The one fault of Loveless, which was also a fault of both Elena and Leviathan, is that it seems slightly listless exactly where it should be at its most intense. Occasionally, the extensive sequences of the search parties looking for Aleksey seem to sag where the rest of the film feels so perfectly realised. But nevertheless, this is a fault that has subsided more and more with each feature Zvyaginstev offers for public consumption. Though Loveless isn’t without its listless moments, like its predecessors, the listlessness has mostly been replaced by a tautness of raw human emotion, buttressed by a consistency of aesthetic mastery.


loveless cannes review

In terms of style, Loveless far surpasses the already-strong work that both Zvyaginstev and screenwriter Oleg Negin have done. Leviathan may have been the more politically ambitious work, but Loveless is the more humanly ambitious one; as if to heighten the pain of the film’s relationships, Zvyaginstev uses a style that can be both heartbreakingly intimate and disconcertingly distant. Medium shots of characters quietly breaking down are just as fascinating as distant shots of silhouettes of characters engaging in mechanical lovemaking - all of which are filmed with great control in patiently roving shots of brooding steely-blue compositions. Negin seems to have improved as well, creating a narrative framework that allows us to learn a little more about these people in each scene.

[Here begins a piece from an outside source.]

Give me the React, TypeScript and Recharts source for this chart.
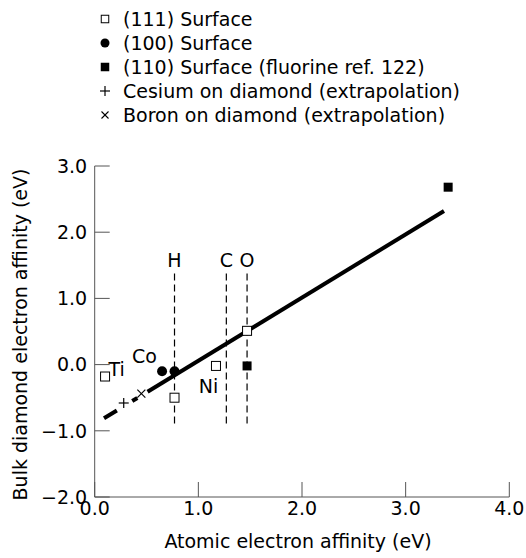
import {
  ComposedChart,
  Scatter,
  Line,
  XAxis,
  YAxis,
  ReferenceLine,
  Legend,
} from "recharts";

// (111) surface, open squares
const surface111 = [
  { x: 0.1, y: -0.18 },
  { x: 0.77, y: -0.5 },
  { x: 1.17, y: -0.02 },
  { x: 1.47, y: 0.51 },
];
// (100) surface, filled circles
const surface100 = [
  { x: 0.65, y: -0.1 },
  { x: 0.77, y: -0.1 },
];
// (110) surface, filled squares
const surface110 = [
  { x: 1.47, y: -0.02 },
  { x: 3.41, y: 2.68 },
];
const cesium = [{ x: 0.28, y: -0.58 }];
const boron = [{ x: 0.45, y: -0.44 }];

// fitted line: extrapolated part and solid part
const fitExtrap = [
  { x: 0.09, y: -0.81 },
  { x: 0.51, y: -0.41 },
];
const fitSolid = [
  { x: 0.51, y: -0.41 },
  { x: 3.37, y: 2.32 },
];

// atomic electron affinities of adsorbates
const elementNames = ["H", "C", "O"];
const elementX = [0.77, 1.27, 1.47];
const elementYRange = [-0.89, 1.4];

const pointLabels = [
  { text: "Ti", x: 0.1, y: -0.18 },
  { text: "Co", x: 0.65, y: -0.1 },
  { text: "Ni", x: 1.17, y: -0.02 },
];

const xTicks = [0, 1, 2, 3, 4];
const yTicks = [-2, -1, 0, 1, 2, 3];

const legendNames = [
  "(111) Surface",
  "(100) Surface",
  "(110) Surface (fluorine ref. 122)",
  "Cesium on diamond (extrapolation)",
  "Boron on diamond (extrapolation)",
];

const FONT = "'DejaVu Sans', Arial, sans-serif";
const FS = 19;
const AXIS = "#555";

// label offsets (text centre relative to point)
const labelPlace: Record<string, { dx: number; dy: number; anchor: string }> = {
  Ti: { dx: 3.5, dy: -7.7, anchor: "start" },
  Co: { dx: -17.7, dy: -15.7, anchor: "middle" },
  Ni: { dx: -7.4, dy: 20.3, anchor: "middle" },
};

const fmt = (v: number) => v.toFixed(1).replace("-", "\u2212");

function OpenSquare({ cx, cy, s = 9 }: any) {
  return (
    <rect x={cx - s / 2} y={cy - s / 2} width={s} height={s} fill="#fff" stroke="#000" strokeWidth={1} />
  );
}
function FilledSquare({ cx, cy, s = 9 }: any) {
  return <rect x={cx - s / 2} y={cy - s / 2} width={s} height={s} fill="#000" />;
}
function Dot({ cx, cy, r = 5 }: any) {
  return <circle cx={cx} cy={cy} r={r} fill="#000" />;
}
function Plus({ cx, cy, s = 10 }: any) {
  return (
    <g stroke="#000" strokeWidth={1.2}>
      <line x1={cx - s / 2} y1={cy} x2={cx + s / 2} y2={cy} />
      <line x1={cx} y1={cy - s / 2} x2={cx} y2={cy + s / 2} />
    </g>
  );
}
function Cross({ cx, cy, s = 8 }: any) {
  return (
    <g stroke="#000" strokeWidth={1.1}>
      <line x1={cx - s / 2} y1={cy - s / 2} x2={cx + s / 2} y2={cy + s / 2} />
      <line x1={cx - s / 2} y1={cy + s / 2} x2={cx + s / 2} y2={cy - s / 2} />
    </g>
  );
}

const legendMarkers = [
  (cx: number, cy: number) => <OpenSquare cx={cx} cy={cy} s={7.5} />,
  (cx: number, cy: number) => <Dot cx={cx} cy={cy} r={4.5} />,
  (cx: number, cy: number) => <FilledSquare cx={cx} cy={cy} s={8.5} />,
  (cx: number, cy: number) => <Plus cx={cx} cy={cy} s={10} />,
  (cx: number, cy: number) => <Cross cx={cx} cy={cy} s={7} />,
];

function renderLegend() {
  return (
    <svg width={526} height={130} style={{ display: "block" }}>
      {legendNames.map((name, i) => {
        const cy = 19 + i * 24;
        return (
          <g key={name}>
            {legendMarkers[i](105, cy)}
            <text x={123} y={cy + 7} fontSize={FS} fontFamily={FONT} fill="#000">
              {name}
            </text>
          </g>
        );
      })}
    </svg>
  );
}

function PointLabel(props: any) {
  const { cx, cy, payload } = props;
  const p = labelPlace[payload.text];
  return (
    <text
      x={cx + p.dx}
      y={cy + p.dy + 7}
      textAnchor={p.anchor}
      fontSize={FS}
      fontFamily={FONT}
      fill="#000"
    >
      {payload.text}
    </text>
  );
}

const tickStyle = { fill: "#000", fontSize: FS, fontFamily: FONT };

export default function App() {
  return (
    <div style={{ position: "absolute", left: 0, top: 0, width: 526, height: 558, background: "#fff" }}>
      <ComposedChart width={526} height={558} margin={{ top: 166, right: 16.7, bottom: 0, left: 0 }}>
        <XAxis
          type="number"
          dataKey="x"
          domain={[0, 4]}
          ticks={xTicks}
          tickFormatter={fmt}
          height={61}
          tickSize={-15}
          tickMargin={20}
          stroke={AXIS}
          tick={tickStyle}
          interval={0}
          label={{
            content: ({ viewBox }: any) => (
              <text
                x={viewBox.x + viewBox.width / 2 - 4}
                y={viewBox.y + 51}
                textAnchor="middle"
                fontSize={FS}
                fontFamily={FONT}
                fill="#000"
              >
                Atomic electron affinity (eV)
              </text>
            ),
          }}
        />
        <YAxis
          type="number"
          dataKey="y"
          domain={[-2, 3]}
          ticks={yTicks}
          tickFormatter={fmt}
          width={94.7}
          tickSize={-15}
          tickMargin={22.5}
          stroke={AXIS}
          tick={tickStyle}
          interval={0}
          label={{
            content: ({ viewBox }: any) => {
              const cy = viewBox.y + viewBox.height / 2 + 3;
              return (
                <text
                  x={20}
                  y={cy}
                  transform={`rotate(-90, 20, ${cy})`}
                  textAnchor="middle"
                  dominantBaseline="central"
                  fontSize={FS}
                  fontFamily={FONT}
                  fill="#000"
                >
                  Bulk diamond electron affinity (eV)
                </text>
              );
            },
          }}
        />
        <Legend
          layout="vertical"
          align="center"
          verticalAlign="middle"
          content={renderLegend}
          wrapperStyle={{ top: 0, left: 0, width: 526, height: 130 }}
        />
        {elementNames.map((name, i) => (
          <ReferenceLine
            key={name}
            segment={[
              { x: elementX[i], y: elementYRange[0] },
              { x: elementX[i], y: elementYRange[1] },
            ]}
            stroke="#000"
            strokeWidth={1.2}
            strokeDasharray="7 4"
            label={{
              value: name,
              position: "top",
              offset: 5,
              fill: "#000",
              fontSize: FS,
              fontFamily: FONT,
            }}
          />
        ))}
        <Line
          data={fitExtrap}
          dataKey="y"
          stroke="#000"
          strokeWidth={4}
          strokeDasharray="15 18 6 13"
          dot={false}
          activeDot={false}
          isAnimationActive={false}
          legendType="none"
        />
        <Line
          data={fitSolid}
          dataKey="y"
          stroke="#000"
          strokeWidth={4}
          dot={false}
          activeDot={false}
          isAnimationActive={false}
          legendType="none"
        />
        <Scatter name="(111) Surface" data={surface111} shape={OpenSquare} isAnimationActive={false} />
        <Scatter name="(100) Surface" data={surface100} shape={Dot} isAnimationActive={false} />
        <Scatter name="(110) Surface" data={surface110} shape={FilledSquare} isAnimationActive={false} />
        <Scatter name="Cesium" data={cesium} shape={Plus} isAnimationActive={false} />
        <Scatter name="Boron" data={boron} shape={Cross} isAnimationActive={false} />
        <Scatter data={pointLabels} shape={PointLabel} isAnimationActive={false} legendType="none" />
      </ComposedChart>
    </div>
  );
}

Loveless frames its narrative with similar images in much the same way that Citizen Kane does - the film’s final image manages to bind its sprawling human tragedy together in a profoundly revelatory way. Zvyaginstev presents to us a final moment that not only makes us feel as though we’ve more deeply understood the film, but that we’ve more deeply understood something fundamental, ugly, and - hopefully - avoidable that exists in the heart of human interactions. It’s far too early in the Cannes Film Festival to pick favourites for the Palme d’Or, but if Loveless were to win, you will hear no objections from me.